Self-consistent core-pedestal ITER scenario modeling

Abstract

The purpose of these integrated ITER simulations is to identify dependencies that can impact the performance of ITER. The dependence of fusion power production, temperature and density pedestals, and core profiles on varying magnetic-q, edge density fueling strength, neoclassical transport, magnetic field strength, and alpha heating, are examined. It is noted that ion modes usually dominate the interior, while electron modes dominate the barrier. The electron mode without flow shear is substantially stronger. The q increase tends to cause more kinetic ballooning modes at the edge and the q decrease means that the peeling is getting worse, but the ballooning is getting better. The large edge q tends to provide hollow density while small edge q gives normal density profile. This is consistent with the observation that the density of particles is inversely proportional to the density of the plasma current. The rise in the source of the edge particle increases the density of the edge and the reaction rate close to the edge increases temperature fluxes, resulting in weak pedestal barriers. When neoclassical transport is turned off or the strength of B-field is increased, the pronounced edge barriers are identified. In addition, a distinct effect on the magnetohydrodynamic (MHD) modes is observed due to the increased B-field. The interesting aspect is that the barrier collapses about q = 2 as the stability of MHD has decreased to replace the barrier with a continuous slope but with roughly the same fusion power.

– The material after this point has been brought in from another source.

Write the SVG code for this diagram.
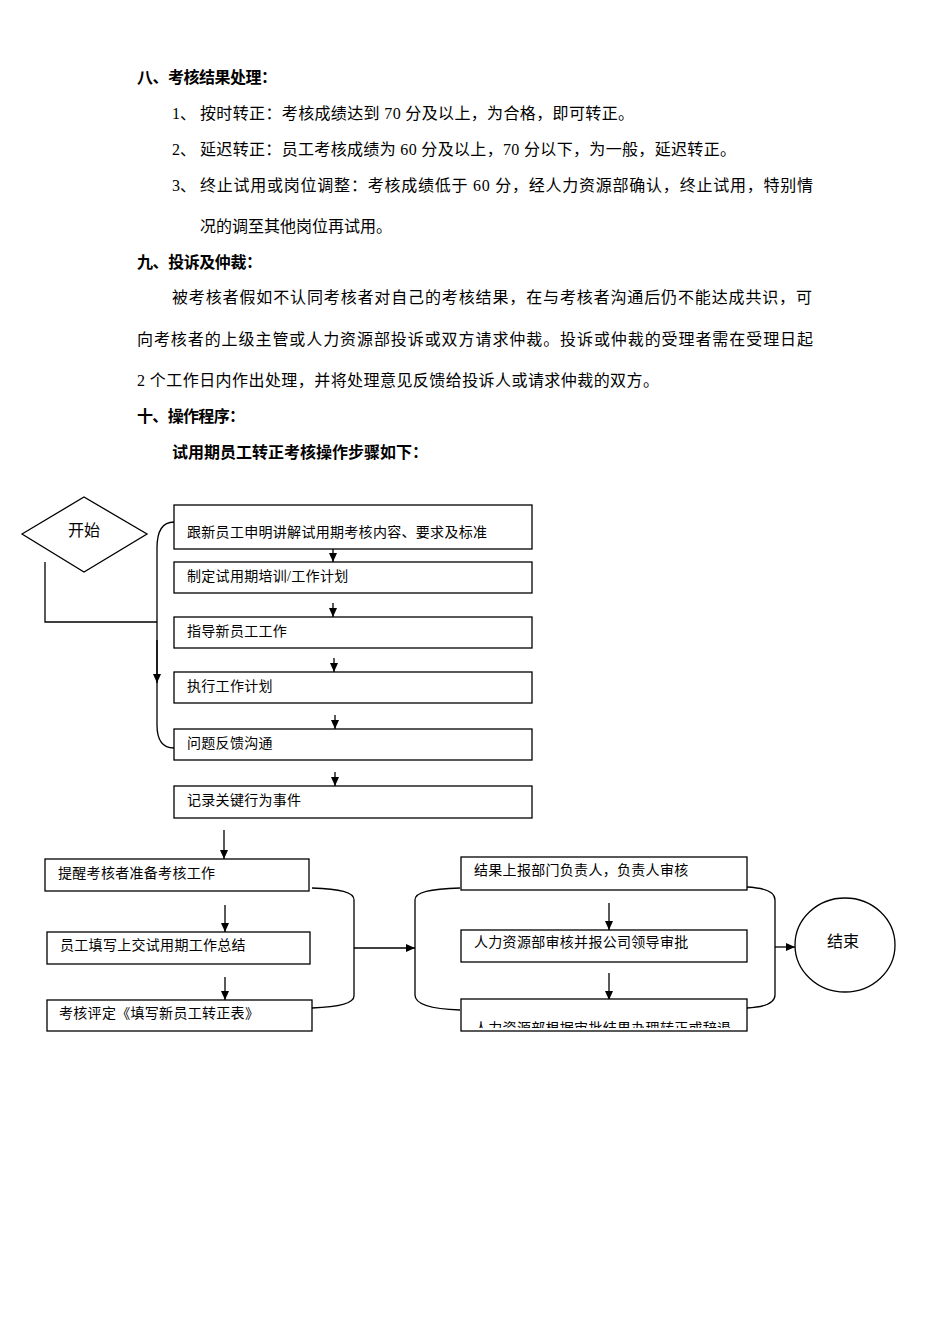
<svg xmlns="http://www.w3.org/2000/svg" width="950" height="1344" viewBox="0 0 950 1344">
<style>
text{font-family:"Liberation Serif","Noto Sans CJK SC",serif;fill:#000}
.h{font-size:16px;font-weight:bold}
.p{font-size:16px}
.b{font-size:14px;letter-spacing:0.3px}
.n rect,.n path,.n ellipse{fill:#fff;stroke:#000;stroke-width:1.3}
#connectors path,#connectors line{fill:none;stroke:#000;stroke-width:1.3}
</style>
<defs>
<marker id="ah" markerWidth="10" markerHeight="10" refX="9" refY="5" orient="auto" markerUnits="userSpaceOnUse">
<path d="M0,1 L9,5 L0,9 Z" fill="#000"/>
</marker>
<clipPath id="clip12"><rect x="461" y="1000" width="286" height="28"/></clipPath>
</defs>
<rect width="950" height="1344" fill="#fff"/>

<g id="body-text">
<text class="h" x="137" y="83" textLength="140" lengthAdjust="spacing">八、考核结果处理：</text>
<text class="p" x="172" y="119">1、</text>
<text class="p" x="200" y="119" textLength="434" lengthAdjust="spacing">按时转正：考核成绩达到 70 分及以上，为合格，即可转正。</text>
<text class="p" x="172" y="155">2、</text>
<text class="p" x="200" y="155" textLength="536" lengthAdjust="spacing">延迟转正：员工考核成绩为 60 分及以上，70 分以下，为一般，延迟转正。</text>
<text class="p" x="172" y="191">3、</text>
<text class="p" x="200" y="191" textLength="613" lengthAdjust="spacing">终止试用或岗位调整：考核成绩低于 60 分，经人力资源部确认，终止试用，特别情</text>
<text class="p" x="200" y="232" textLength="192" lengthAdjust="spacing">况的调至其他岗位再试用。</text>
<text class="h" x="137" y="268" textLength="125" lengthAdjust="spacing">九、投诉及仲裁：</text>
<text class="p" x="172" y="303" textLength="640" lengthAdjust="spacing">被考核者假如不认同考核者对自己的考核结果，在与考核者沟通后仍不能达成共识，可</text>
<text class="p" x="137" y="345" textLength="676" lengthAdjust="spacing">向考核者的上级主管或人力资源部投诉或双方请求仲裁。投诉或仲裁的受理者需在受理日起</text>
<text class="p" x="137" y="386" textLength="522" lengthAdjust="spacing">2 个工作日内作出处理，并将处理意见反馈给投诉人或请求仲裁的双方。</text>
<text class="h" x="137" y="422" textLength="108" lengthAdjust="spacing">十、操作程序：</text>
<text class="h" x="172" y="458" textLength="256" lengthAdjust="spacing">试用期员工转正考核操作步骤如下：</text>
</g>

<g id="connectors">
<path d="M45,562 V622 H157"/>
<path d="M174,522 C162,522 157,532 157,548 V725 C157,740 163,748 174,748"/>
<line x1="157" y1="640" x2="157" y2="683" marker-end="url(#ah)"/>
<line x1="333" y1="549" x2="333" y2="562" marker-end="url(#ah)"/>
<line x1="333" y1="603" x2="333" y2="617" marker-end="url(#ah)"/>
<line x1="334" y1="658" x2="334" y2="672" marker-end="url(#ah)"/>
<line x1="335" y1="715" x2="335" y2="729" marker-end="url(#ah)"/>
<line x1="335" y1="772" x2="335" y2="786" marker-end="url(#ah)"/>
<line x1="224" y1="830" x2="224" y2="859" marker-end="url(#ah)"/>
<line x1="225" y1="905" x2="225" y2="932" marker-end="url(#ah)"/>
<line x1="225" y1="977" x2="225" y2="1000" marker-end="url(#ah)"/>
<path d="M312,888 C340,889 354,892 354,900 V996 C354,1003 340,1007 312,1008"/>
<line x1="354" y1="948" x2="415" y2="948" marker-end="url(#ah)"/>
<path d="M460,888 C430,889 415,892 415,900 V995 C415,1004 430,1009 460,1010"/>
<line x1="609" y1="903" x2="609" y2="930" marker-end="url(#ah)"/>
<line x1="609" y1="973" x2="609" y2="1000" marker-end="url(#ah)"/>
<path d="M747,887 C766,888 775,892 775,900 V995 C775,1003 766,1007 747,1008"/>
<line x1="775" y1="947" x2="795" y2="947" marker-end="url(#ah)"/>
</g>

<g id="start" class="n">
<path d="M22,534 L84,497 L147,534 L84,572 Z"/>
<text class="p" x="84" y="536" text-anchor="middle">开始</text>
</g>
<g id="n1" class="n"><rect x="174" y="505" width="358" height="44"/><text class="b" x="187" y="537">跟新员工申明讲解试用期考核内容、要求及标准</text></g>
<g id="n2" class="n"><rect x="174" y="562" width="358" height="31"/><text class="b" x="187" y="581">制定试用期培训/工作计划</text></g>
<g id="n3" class="n"><rect x="174" y="617" width="358" height="31"/><text class="b" x="187" y="636">指导新员工工作</text></g>
<g id="n4" class="n"><rect x="174" y="672" width="358" height="31"/><text class="b" x="187" y="691">执行工作计划</text></g>
<g id="n5" class="n"><rect x="174" y="729" width="358" height="31"/><text class="b" x="187" y="748">问题反馈沟通</text></g>
<g id="n6" class="n"><rect x="174" y="786" width="358" height="32"/><text class="b" x="187" y="805">记录关键行为事件</text></g>
<g id="n7" class="n"><rect x="45" y="859" width="264" height="32"/><text class="b" x="58" y="878">提醒考核者准备考核工作</text></g>
<g id="n8" class="n"><rect x="47" y="932" width="263" height="32"/><text class="b" x="60" y="950">员工填写上交试用期工作总结</text></g>
<g id="n9" class="n"><rect x="47" y="1000" width="265" height="31"/><text class="b" x="59" y="1018">考核评定《填写新员工转正表》</text></g>
<g id="n10" class="n"><rect x="461" y="857" width="286" height="33"/><text class="b" x="474" y="875">结果上报部门负责人，负责人审核</text></g>
<g id="n11" class="n"><rect x="461" y="930" width="286" height="32"/><text class="b" x="474" y="947">人力资源部审核并报公司领导审批</text></g>
<g id="n12" class="n"><rect x="461" y="999" width="286" height="32"/><text class="b" x="474" y="1033" clip-path="url(#clip12)">人力资源部根据审批结果办理转正或辞退</text></g>
<g id="end" class="n">
<ellipse cx="845" cy="945" rx="50" ry="47"/>
<text class="p" x="843" y="947" text-anchor="middle">结束</text>
</g>
</svg>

This would actually be good for a reactor. The slope of the H-mode pedestal is found to be reduced due to the alpha heating. It is expected that the problem of edge-localized modes causing damage to the first wall will be eased. The effects of circular, elongated, and general geometry on plasma profiles are also compared and contrasted. The circular geometry has a hollow density profile and no edge or internal thermal transport barrier (ETB or ITB). However, both ETBs and ITBs can be found in the elongated geometry. In general geometry, there is a weaker ETB, comparable ITBs, but a higher edge particle transport barrier than in elongated geometry. Higher density near the edge, on the other hand, causes more wall erosion, so elongated geometry might be the best option.